Valor econômico, v. 15, n. 3738, 17/04/2015. Brasil, p. A5

Senado deve mudar regra para uso de depósitos em juízo

Por Vandson Lima | De Brasília

 

Ruy Baron/Valor - 15/4/2015Renan Calheiros: proposta vai beneficiar diretamente prefeitos e governadores

Aliado em permanente conflito com o governo, o presidente do Senado, Renan Calheiros (PMDB-AL), é o patrocinador de uma articulação para encaixar dentro do projeto que obriga a União a adotar novo indexador das dívidas, em tramitação na Casa, uma medida formulada pelo oposicionista José Serra (PSDB-SP) com enorme impacto positivo para Estados e municípios.

O projeto do tucano, que se transformou em emenda ao indexador para escapar de uma longa tramitação, permite a Estados e municípios o uso dos depósitos judiciais e administrativos de processos em andamento. Se aprovada, a norma proposta permitiria um acréscimo ao orçamento dos entes federados da ordem de R$ 21,1 bilhões em 2015 e, nos anos seguintes, a receita seria de R$ 1,6 bilhão ao ano.

Pela proposta, as instituições financeiras liberariam a uma conta única do Tesouro do Estado ou do município 70% do valor atualizado dos depósitos referentes aos processos judiciais e administrativos. Outros 30% constituiriam um fundo de reserva, resguardando o fisco local do risco de deterioração dos fluxos de receitas nos casos de decisões favoráveis aos contribuintes. O modelo é similar ao já utilizado pela União.
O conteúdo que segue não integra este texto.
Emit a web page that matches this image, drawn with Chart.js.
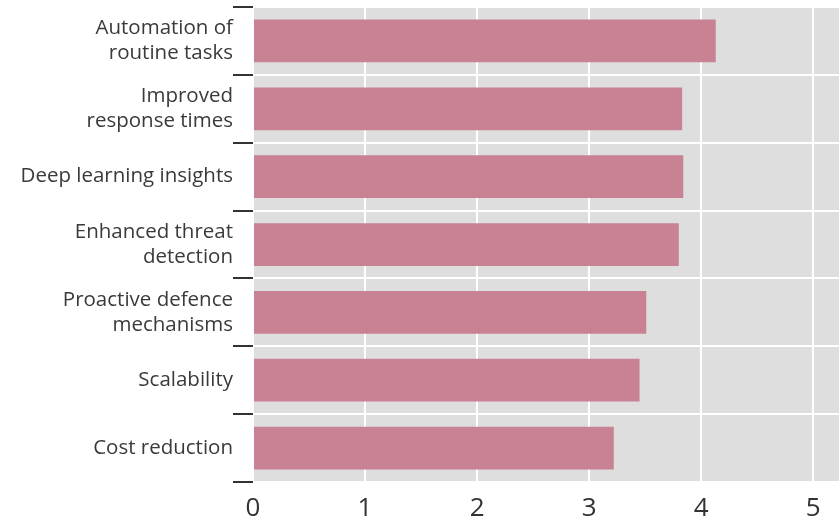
<!DOCTYPE html>
<html>
<head>
<meta charset="utf-8">
<script src="https://cdn.jsdelivr.net/npm/chart.js@4/dist/chart.umd.min.js"></script>
<style>
  html, body { margin: 0; padding: 0; background: #ffffff; }
  #wrap { width: 839px; height: 521px; position: relative; }
</style>
</head>
<body>
<div id="wrap"><canvas id="c"></canvas></div>
<script>
// Benefit categories (multi-line labels) and their average scores
const categories = [
  ["Automation of", "routine tasks"],
  ["Improved", "response times"],
  "Deep learning insights",
  ["Enhanced threat", "detection"],
  ["Proactive defence", "mechanisms"],
  "Scalability",
  "Cost reduction"
];
const scores = [4.13, 3.83, 3.84, 3.80, 3.51, 3.45, 3.22];
const xTicks = [0, 1, 2, 3, 4, 5];

// Grey panel behind the plotting area
const panelBackground = {
  id: 'panelBackground',
  beforeDraw(chart) {
    const { ctx, chartArea: a } = chart;
    ctx.save();
    ctx.fillStyle = '#dedede';
    ctx.fillRect(a.left, a.top, a.right - a.left, a.bottom - a.top);
    ctx.restore();
  }
};

new Chart(document.getElementById('c'), {
  type: 'bar',
  data: {
    labels: categories,
    datasets: [{
      data: scores,
      backgroundColor: '#c88294',
      borderWidth: 0,
      barPercentage: 0.63,
      categoryPercentage: 1.0
    }]
  },
  options: {
    indexAxis: 'y',
    responsive: true,
    maintainAspectRatio: false,
    animation: false,
    layout: { padding: { top: 7, right: 0, bottom: 0, left: 0 } },
    plugins: {
      legend: { display: false },
      tooltip: { enabled: false },
      title: { display: false }
    },
    scales: {
      x: {
        type: 'linear',
        min: 0,
        max: 5.23,
        afterBuildTicks(scale) {
          scale.ticks = xTicks.map(v => ({ value: v }));
        },
        afterFit(scale) { scale.height = 39; },
        border: { display: false },
        grid: {
          color: '#ffffff',
          lineWidth: 2,
          drawTicks: false
        },
        ticks: {
          padding: 11,
          color: '#333333',
          font: { family: 'Open Sans', size: 26 }
        }
      },
      y: {
        afterFit(scale) {
          scale.width = 253;
          scale.paddingTop = 0;
          scale.paddingBottom = 0;
        },
        border: { display: false },
        grid: {
          offset: true,
          color: '#ffffff',
          lineWidth: 2,
          drawTicks: true,
          tickLength: 20,
          tickColor: '#333333',
          tickWidth: 2
        },
        ticks: {
          padding: 0,
          color: '#3a3a3a',
          font: { family: 'Open Sans', size: 20.5, lineHeight: 1.22 }
        }
      }
    }
  },
  plugins: [panelBackground]
});
</script>
</body>
</html>
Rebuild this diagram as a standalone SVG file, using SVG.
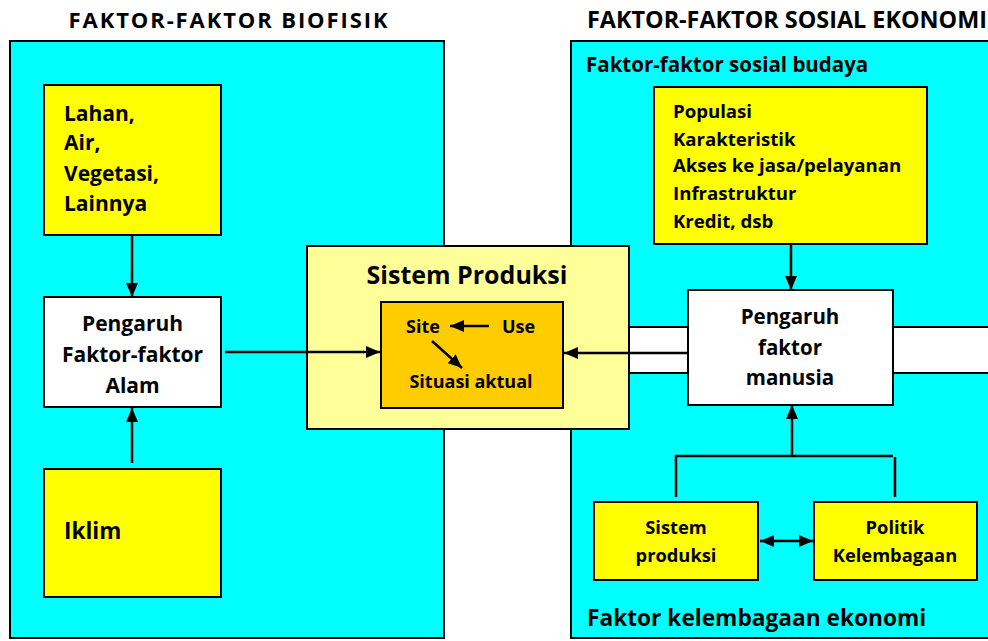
<svg xmlns="http://www.w3.org/2000/svg" width="988" height="641" viewBox="0 0 988 641">
<style>
text{font-family:"Open Sans","Noto Sans","Liberation Sans",sans-serif;font-weight:bold;fill:#000}
.panel{fill:#00FFFF;stroke:#000;stroke-width:2}
.yel{fill:#FFFF00;stroke:#000;stroke-width:2}
.wht{fill:#FFFFFF;stroke:#000;stroke-width:2}
.c{text-anchor:middle}
.ln{fill:none;stroke:#000;stroke-width:2.5}
</style>
<defs>
<marker id="ah" viewBox="0 0 14 12" refX="14" refY="6" markerWidth="14" markerHeight="12" markerUnits="userSpaceOnUse" orient="auto-start-reverse">
<path d="M0,0 L14,6 L0,12 Z" fill="#000"/>
</marker>
</defs>
<rect width="988" height="641" fill="#fff"/>
<text id="title-left" x="229" y="28" class="c" font-size="22" letter-spacing="1.9">FAKTOR-FAKTOR BIOFISIK</text>
<text id="title-right" x="787" y="28" class="c" font-size="23.4">FAKTOR-FAKTOR SOSIAL EKONOMI</text>
<g id="panel-biofisik"><rect class="panel" x="10" y="41" width="434" height="597"/></g>
<g id="panel-sosial"><rect class="panel" x="571" y="41" width="430" height="597"/>
<text x="586" y="72" font-size="20.5">Faktor-faktor sosial budaya</text>
<text x="587" y="626" font-size="22.7">Faktor kelembagaan ekonomi</text></g>
<g id="band"><rect class="wht" x="620" y="327" width="390" height="46"/></g>
<g id="lahan"><rect class="yel" x="44" y="85" width="177" height="150"/>
<text x="64" y="121" font-size="21">Lahan,</text>
<text x="64" y="150" font-size="21">Air,</text>
<text x="64" y="181" font-size="21">Vegetasi,</text>
<text x="64" y="211" font-size="21">Lainnya</text></g>
<g id="alam"><rect class="wht" x="44" y="297" width="177" height="110"/>
<text x="132.5" y="331" class="c" font-size="21">Pengaruh</text>
<text x="132.5" y="362" class="c" font-size="21">Faktor-faktor</text>
<text x="132.5" y="393" class="c" font-size="21">Alam</text></g>
<g id="iklim"><rect class="yel" x="44" y="469" width="177" height="128"/>
<text x="64" y="539" font-size="22.5">Iklim</text></g>
<g id="sistem-produksi"><rect x="307" y="246" width="322" height="183" fill="#FFFF99" stroke="#000" stroke-width="2"/>
<text x="467" y="284" class="c" font-size="25">Sistem Produksi</text></g>
<g id="situasi"><rect x="381" y="302" width="182" height="106" fill="#FFCC00" stroke="#000" stroke-width="2"/>
<text x="406" y="333" font-size="18">Site</text>
<text x="502" y="333" font-size="18">Use</text>
<text x="471" y="388" class="c" font-size="18">Situasi aktual</text></g>
<g id="populasi"><rect class="yel" x="654" y="87" width="273" height="157"/>
<text x="673" y="118" font-size="18.6">Populasi</text>
<text x="673" y="146" font-size="18.6">Karakteristik</text>
<text x="673" y="172" font-size="18.6">Akses ke jasa/pelayanan</text>
<text x="673" y="200" font-size="18.6">Infrastruktur</text>
<text x="673" y="228" font-size="18.6">Kredit, dsb</text></g>
<g id="manusia"><rect class="wht" x="688" y="290" width="205" height="115"/>
<text x="790" y="324" class="c" font-size="20.5">Pengaruh</text>
<text x="790" y="355" class="c" font-size="20.5">faktor</text>
<text x="790" y="385" class="c" font-size="20.5">manusia</text></g>
<g id="sistem-produksi-2"><rect class="yel" x="594" y="502" width="164" height="78"/>
<text x="676" y="534" class="c" font-size="18.3">Sistem</text>
<text x="676" y="562" class="c" font-size="18.3">produksi</text></g>
<g id="politik"><rect class="yel" x="814" y="502" width="163" height="78"/>
<text x="895" y="534" class="c" font-size="18.3">Politik</text>
<text x="895" y="562" class="c" font-size="18.3">Kelembagaan</text></g>
<g id="connectors">
<line class="ln" x1="132" y1="235" x2="132" y2="297" marker-end="url(#ah)"/>
<line class="ln" x1="132" y1="463" x2="132" y2="408" marker-end="url(#ah)"/>
<line class="ln" x1="225" y1="352" x2="380" y2="352" marker-end="url(#ah)"/>
<line class="ln" x1="489" y1="326" x2="450" y2="326" marker-end="url(#ah)"/>
<line class="ln" x1="432" y1="341" x2="462" y2="368" marker-end="url(#ah)"/>
<line class="ln" x1="688" y1="353" x2="564" y2="353" marker-end="url(#ah)"/>
<line class="ln" x1="791" y1="244" x2="791" y2="290" marker-end="url(#ah)"/>
<line class="ln" x1="792" y1="456" x2="792" y2="405" marker-end="url(#ah)"/>
<polyline class="ln" points="676,497 676,456 893,456"/>
<line class="ln" x1="895" y1="457" x2="895" y2="497"/>
<line class="ln" x1="760" y1="541" x2="813" y2="541" marker-start="url(#ah)" marker-end="url(#ah)"/>
</g>
</svg>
O texto impõe a exigência da aplicação dos recursos preferencialmente no pagamento de precatórios. Caso não conte com precatórios em atraso, os valores podem ser utilizados para quitar compromissos de dívida pública fundada. Superadas essas duas exigências, Estados e municípios poderão empregar a parcela dos depósitos judiciais e administrativos em investimentos. Ficaria vedado o uso para custeio.

A proposta pegou o Senado de surpresa, com vários parlamentares que já governaram seus Estados fazendo questionamentos, o que adiou a votação do projeto. O PMDB, no entanto, já estava ciente da articulação: em reunião do partido esta semana, Renan avisou seus pares que Serra o havia procurado e que encamparia o projeto.

Ontem, o presidente do Senado comunicou em plenário que havia defendido a medida em conversas com a presidente Dilma Rousseff e o ministro da Fazenda, Joaquim Levy. "Defendi, na oportunidade, a necessidade da aprovação do projeto de lei do senador José Serra, que é fundamental, importantíssimo, porque cria alternativas para que os Estados tenham acesso à utilização de recursos grandes".

Foi a deixa para que o líder pemedebista Eunício de Oliveira (CE) propusesse que o projeto virasse emenda ao texto do indexador. "O projeto é extremamente interessante. Pegaríamos os depósitos judiciais que hoje ficam parados. Estados e municípios terão um fundo de 30% e outros 70% eles vão usar, inclusive para investimento. É um projeto criativo e não onera ninguém. O PMDB do Senado está fechado com essa proposta", afirmou ao Valor.

Ainda que inesperada, a proposta agradou até governistas, ciosos de encontrar meios para incrementar os combalidos caixas locais. "Eu apoio a emenda. Botando no texto, o projeto já fica encaixado, porque a mudança no indexador atende a poucos Estados e cidades. Com os depósitos judiciais atende a todo mundo, resolve o problema de mais gente", atestou o senador Walter Pinheiro (PT-BA).

Caso o projeto do indexador seja aprovado na próxima semana no Senado, ele voltará à análise da Câmara dos Deputados, por conta das alterações. Nem todos os senadores, no entanto, concordam com a tramitação acelerada da proposta. Reservadamente, líderes avaliaram que seria "mais prudente" que a autorização e uso de depósitos judiciais não estivesse no projeto do indexador e pudesse ser analisado com mais calma nas comissões temáticas. O cuidado para não melindrar Renan, "padrinho" da proposta, é colocado como questão a ser considerada.

Na justificativa da matéria, Serra assinalou que "os Estados, o Distrito Federal e os municípios estão em grave situação fiscal. As receitas próprias e as transferências do governo central, mesmo as constitucionais, sustentam um desempenho pífio, em linha com a dinâmica da atividade econômica. A situação tende a se agravar no futuro próximo em razão das baixas expectativas quanto ao desempenho da economia brasileira, sendo esperada uma retração das receitas públicas para todos os entes federados em 2015". E sustentou que, "nesse contexto, os valores depositados na rede bancária referentes a litígios judiciais e administrativos em andamento constituem uma importante receita em potencial. O reconhecimento de parte destes valores como receita corrente é uma forma de aumentar a arrecadação a um custo baixo".